Exercise: All entries must be repeated exactly; do not include the pictures.

Records supplied:
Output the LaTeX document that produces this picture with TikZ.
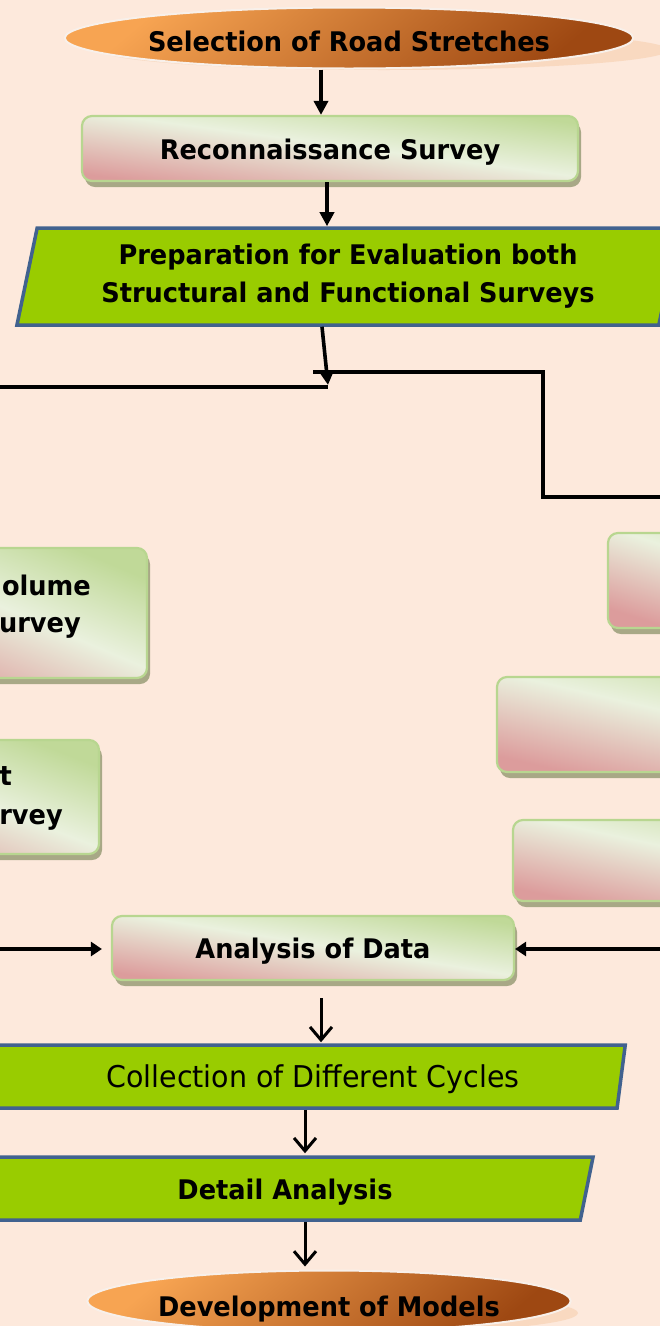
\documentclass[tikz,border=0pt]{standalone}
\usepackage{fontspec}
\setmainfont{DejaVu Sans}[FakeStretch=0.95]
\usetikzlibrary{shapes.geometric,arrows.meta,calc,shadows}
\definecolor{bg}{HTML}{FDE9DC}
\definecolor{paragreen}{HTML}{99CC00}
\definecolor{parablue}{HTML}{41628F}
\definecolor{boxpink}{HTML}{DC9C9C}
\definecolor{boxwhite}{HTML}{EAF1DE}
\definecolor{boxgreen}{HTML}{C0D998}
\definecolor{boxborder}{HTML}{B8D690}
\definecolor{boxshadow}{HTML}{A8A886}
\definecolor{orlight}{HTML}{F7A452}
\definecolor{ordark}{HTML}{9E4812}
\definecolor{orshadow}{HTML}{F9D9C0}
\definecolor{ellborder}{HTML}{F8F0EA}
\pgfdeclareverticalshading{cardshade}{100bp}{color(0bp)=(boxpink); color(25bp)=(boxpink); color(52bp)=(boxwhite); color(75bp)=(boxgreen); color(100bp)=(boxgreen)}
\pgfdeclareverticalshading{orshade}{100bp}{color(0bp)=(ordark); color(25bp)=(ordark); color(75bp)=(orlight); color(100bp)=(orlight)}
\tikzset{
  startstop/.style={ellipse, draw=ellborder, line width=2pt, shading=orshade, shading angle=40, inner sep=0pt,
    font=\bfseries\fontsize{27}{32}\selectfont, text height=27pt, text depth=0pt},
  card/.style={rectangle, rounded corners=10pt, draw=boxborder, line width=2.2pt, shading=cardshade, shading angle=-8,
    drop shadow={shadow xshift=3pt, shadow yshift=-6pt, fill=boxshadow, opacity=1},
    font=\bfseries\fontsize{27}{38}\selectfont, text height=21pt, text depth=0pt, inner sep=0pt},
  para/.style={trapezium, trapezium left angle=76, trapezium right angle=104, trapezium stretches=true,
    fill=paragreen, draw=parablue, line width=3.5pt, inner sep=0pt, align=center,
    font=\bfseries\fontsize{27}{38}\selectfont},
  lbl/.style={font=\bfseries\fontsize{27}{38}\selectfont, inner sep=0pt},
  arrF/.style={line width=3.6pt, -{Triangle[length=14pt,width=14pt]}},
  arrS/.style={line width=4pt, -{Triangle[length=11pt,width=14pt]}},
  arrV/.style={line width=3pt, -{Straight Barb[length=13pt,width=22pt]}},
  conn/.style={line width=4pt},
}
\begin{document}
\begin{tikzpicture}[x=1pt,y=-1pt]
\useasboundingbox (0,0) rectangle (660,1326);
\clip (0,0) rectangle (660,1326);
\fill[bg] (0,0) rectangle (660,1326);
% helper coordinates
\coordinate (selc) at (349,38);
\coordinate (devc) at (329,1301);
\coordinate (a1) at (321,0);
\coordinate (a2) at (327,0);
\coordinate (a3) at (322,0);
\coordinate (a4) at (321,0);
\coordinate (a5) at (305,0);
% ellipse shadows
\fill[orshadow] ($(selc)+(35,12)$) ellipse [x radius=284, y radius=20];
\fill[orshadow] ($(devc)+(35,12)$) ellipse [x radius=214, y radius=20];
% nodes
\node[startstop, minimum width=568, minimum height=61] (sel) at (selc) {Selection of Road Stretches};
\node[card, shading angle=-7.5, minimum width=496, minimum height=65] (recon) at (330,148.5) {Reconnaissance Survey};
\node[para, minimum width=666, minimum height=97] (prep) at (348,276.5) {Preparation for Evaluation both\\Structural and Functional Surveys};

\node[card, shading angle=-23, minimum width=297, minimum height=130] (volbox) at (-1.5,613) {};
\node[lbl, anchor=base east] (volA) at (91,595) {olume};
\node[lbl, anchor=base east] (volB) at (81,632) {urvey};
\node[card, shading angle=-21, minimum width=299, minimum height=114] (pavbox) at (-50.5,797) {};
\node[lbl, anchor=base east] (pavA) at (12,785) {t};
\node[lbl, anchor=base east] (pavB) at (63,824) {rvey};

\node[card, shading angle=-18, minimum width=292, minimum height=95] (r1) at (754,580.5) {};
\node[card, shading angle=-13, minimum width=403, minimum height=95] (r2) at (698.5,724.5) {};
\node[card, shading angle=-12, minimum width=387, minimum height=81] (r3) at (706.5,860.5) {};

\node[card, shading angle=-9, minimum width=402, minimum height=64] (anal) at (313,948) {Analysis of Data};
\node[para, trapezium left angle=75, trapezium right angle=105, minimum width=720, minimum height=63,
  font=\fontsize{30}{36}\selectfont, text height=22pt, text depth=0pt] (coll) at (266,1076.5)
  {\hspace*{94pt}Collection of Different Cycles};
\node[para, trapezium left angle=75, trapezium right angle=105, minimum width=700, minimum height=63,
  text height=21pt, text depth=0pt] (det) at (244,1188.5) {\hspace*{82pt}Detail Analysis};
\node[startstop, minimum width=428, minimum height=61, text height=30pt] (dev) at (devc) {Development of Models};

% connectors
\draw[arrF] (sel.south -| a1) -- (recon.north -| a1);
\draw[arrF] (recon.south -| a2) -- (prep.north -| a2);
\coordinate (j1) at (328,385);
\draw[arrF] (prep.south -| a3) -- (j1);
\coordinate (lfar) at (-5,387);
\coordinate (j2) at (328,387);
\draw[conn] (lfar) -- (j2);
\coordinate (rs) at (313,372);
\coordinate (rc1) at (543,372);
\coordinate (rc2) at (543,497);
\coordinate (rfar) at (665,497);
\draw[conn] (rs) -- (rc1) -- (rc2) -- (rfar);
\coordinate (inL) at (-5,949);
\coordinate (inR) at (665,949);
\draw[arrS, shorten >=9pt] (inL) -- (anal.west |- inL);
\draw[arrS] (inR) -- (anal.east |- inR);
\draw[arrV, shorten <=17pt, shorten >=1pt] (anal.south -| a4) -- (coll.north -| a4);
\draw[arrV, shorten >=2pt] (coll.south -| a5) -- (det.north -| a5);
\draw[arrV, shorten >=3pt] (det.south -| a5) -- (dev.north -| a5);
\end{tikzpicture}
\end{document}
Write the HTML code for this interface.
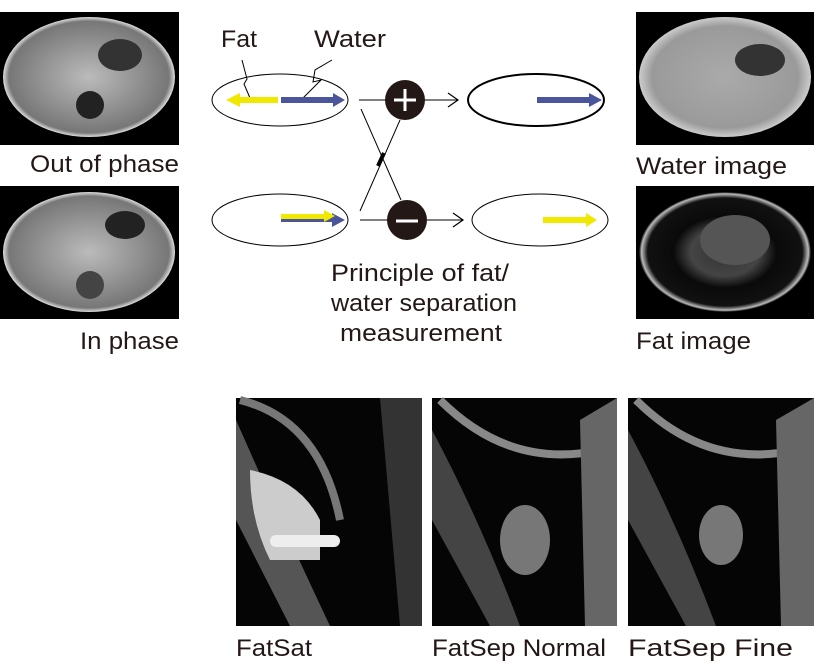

Output for this task:
Output the LaTeX document that produces this picture with TikZ.
\documentclass[tikz,border=0pt]{standalone}
\usepackage{fontspec}
\setmainfont{DejaVu Sans}[FakeStretch=0.95]
\usetikzlibrary{shapes.geometric,arrows.meta,calc,shadows}
\definecolor{bg}{HTML}{FDE9DC}
\definecolor{paragreen}{HTML}{99CC00}
\definecolor{parablue}{HTML}{41628F}
\definecolor{boxpink}{HTML}{DC9C9C}
\definecolor{boxwhite}{HTML}{EAF1DE}
\definecolor{boxgreen}{HTML}{C0D998}
\definecolor{boxborder}{HTML}{B8D690}
\definecolor{boxshadow}{HTML}{A8A886}
\definecolor{orlight}{HTML}{F7A452}
\definecolor{ordark}{HTML}{9E4812}
\definecolor{orshadow}{HTML}{F9D9C0}
\definecolor{ellborder}{HTML}{F8F0EA}
\pgfdeclareverticalshading{cardshade}{100bp}{color(0bp)=(boxpink); color(25bp)=(boxpink); color(52bp)=(boxwhite); color(75bp)=(boxgreen); color(100bp)=(boxgreen)}
\pgfdeclareverticalshading{orshade}{100bp}{color(0bp)=(ordark); color(25bp)=(ordark); color(75bp)=(orlight); color(100bp)=(orlight)}
\tikzset{
  startstop/.style={ellipse, draw=ellborder, line width=2pt, shading=orshade, shading angle=40, inner sep=0pt,
    font=\bfseries\fontsize{27}{32}\selectfont, text height=27pt, text depth=0pt},
  card/.style={rectangle, rounded corners=10pt, draw=boxborder, line width=2.2pt, shading=cardshade, shading angle=-8,
    drop shadow={shadow xshift=3pt, shadow yshift=-6pt, fill=boxshadow, opacity=1},
    font=\bfseries\fontsize{27}{38}\selectfont, text height=21pt, text depth=0pt, inner sep=0pt},
  para/.style={trapezium, trapezium left angle=76, trapezium right angle=104, trapezium stretches=true,
    fill=paragreen, draw=parablue, line width=3.5pt, inner sep=0pt, align=center,
    font=\bfseries\fontsize{27}{38}\selectfont},
  lbl/.style={font=\bfseries\fontsize{27}{38}\selectfont, inner sep=0pt},
  arrF/.style={line width=3.6pt, -{Triangle[length=14pt,width=14pt]}},
  arrS/.style={line width=4pt, -{Triangle[length=11pt,width=14pt]}},
  arrV/.style={line width=3pt, -{Straight Barb[length=13pt,width=22pt]}},
  conn/.style={line width=4pt},
}
\begin{document}
\begin{tikzpicture}[x=1pt,y=-1pt]
\useasboundingbox (0,0) rectangle (660,1326);
\clip (0,0) rectangle (660,1326);
\fill[bg] (0,0) rectangle (660,1326);
% helper coordinates
\coordinate (selc) at (349,38);
\coordinate (devc) at (329,1301);
\coordinate (a1) at (321,0);
\coordinate (a2) at (327,0);
\coordinate (a3) at (322,0);
\coordinate (a4) at (321,0);
\coordinate (a5) at (305,0);
% ellipse shadows
\fill[orshadow] ($(selc)+(35,12)$) ellipse [x radius=284, y radius=20];
\fill[orshadow] ($(devc)+(35,12)$) ellipse [x radius=214, y radius=20];
% nodes
\node[startstop, minimum width=568, minimum height=61] (sel) at (selc) {Selection of Road Stretches};
\node[card, shading angle=-7.5, minimum width=496, minimum height=65] (recon) at (330,148.5) {Reconnaissance Survey};
\node[para, minimum width=666, minimum height=97] (prep) at (348,276.5) {Preparation for Evaluation both\\Structural and Functional Surveys};

\node[card, shading angle=-23, minimum width=297, minimum height=130] (volbox) at (-1.5,613) {};
\node[lbl, anchor=base east] (volA) at (91,595) {olume};
\node[lbl, anchor=base east] (volB) at (81,632) {urvey};
\node[card, shading angle=-21, minimum width=299, minimum height=114] (pavbox) at (-50.5,797) {};
\node[lbl, anchor=base east] (pavA) at (12,785) {t};
\node[lbl, anchor=base east] (pavB) at (63,824) {rvey};

\node[card, shading angle=-18, minimum width=292, minimum height=95] (r1) at (754,580.5) {};
\node[card, shading angle=-13, minimum width=403, minimum height=95] (r2) at (698.5,724.5) {};
\node[card, shading angle=-12, minimum width=387, minimum height=81] (r3) at (706.5,860.5) {};

\node[card, shading angle=-9, minimum width=402, minimum height=64] (anal) at (313,948) {Analysis of Data};
\node[para, trapezium left angle=75, trapezium right angle=105, minimum width=720, minimum height=63,
  font=\fontsize{30}{36}\selectfont, text height=22pt, text depth=0pt] (coll) at (266,1076.5)
  {\hspace*{94pt}Collection of Different Cycles};
\node[para, trapezium left angle=75, trapezium right angle=105, minimum width=700, minimum height=63,
  text height=21pt, text depth=0pt] (det) at (244,1188.5) {\hspace*{82pt}Detail Analysis};
\node[startstop, minimum width=428, minimum height=61, text height=30pt] (dev) at (devc) {Development of Models};

% connectors
\draw[arrF] (sel.south -| a1) -- (recon.north -| a1);
\draw[arrF] (recon.south -| a2) -- (prep.north -| a2);
\coordinate (j1) at (328,385);
\draw[arrF] (prep.south -| a3) -- (j1);
\coordinate (lfar) at (-5,387);
\coordinate (j2) at (328,387);
\draw[conn] (lfar) -- (j2);
\coordinate (rs) at (313,372);
\coordinate (rc1) at (543,372);
\coordinate (rc2) at (543,497);
\coordinate (rfar) at (665,497);
\draw[conn] (rs) -- (rc1) -- (rc2) -- (rfar);
\coordinate (inL) at (-5,949);
\coordinate (inR) at (665,949);
\draw[arrS, shorten >=9pt] (inL) -- (anal.west |- inL);
\draw[arrS] (inR) -- (anal.east |- inR);
\draw[arrV, shorten <=17pt, shorten >=1pt] (anal.south -| a4) -- (coll.north -| a4);
\draw[arrV, shorten >=2pt] (coll.south -| a5) -- (det.north -| a5);
\draw[arrV, shorten >=3pt] (det.south -| a5) -- (dev.north -| a5);
\end{tikzpicture}
\end{document}
Write the HTML code for this interface.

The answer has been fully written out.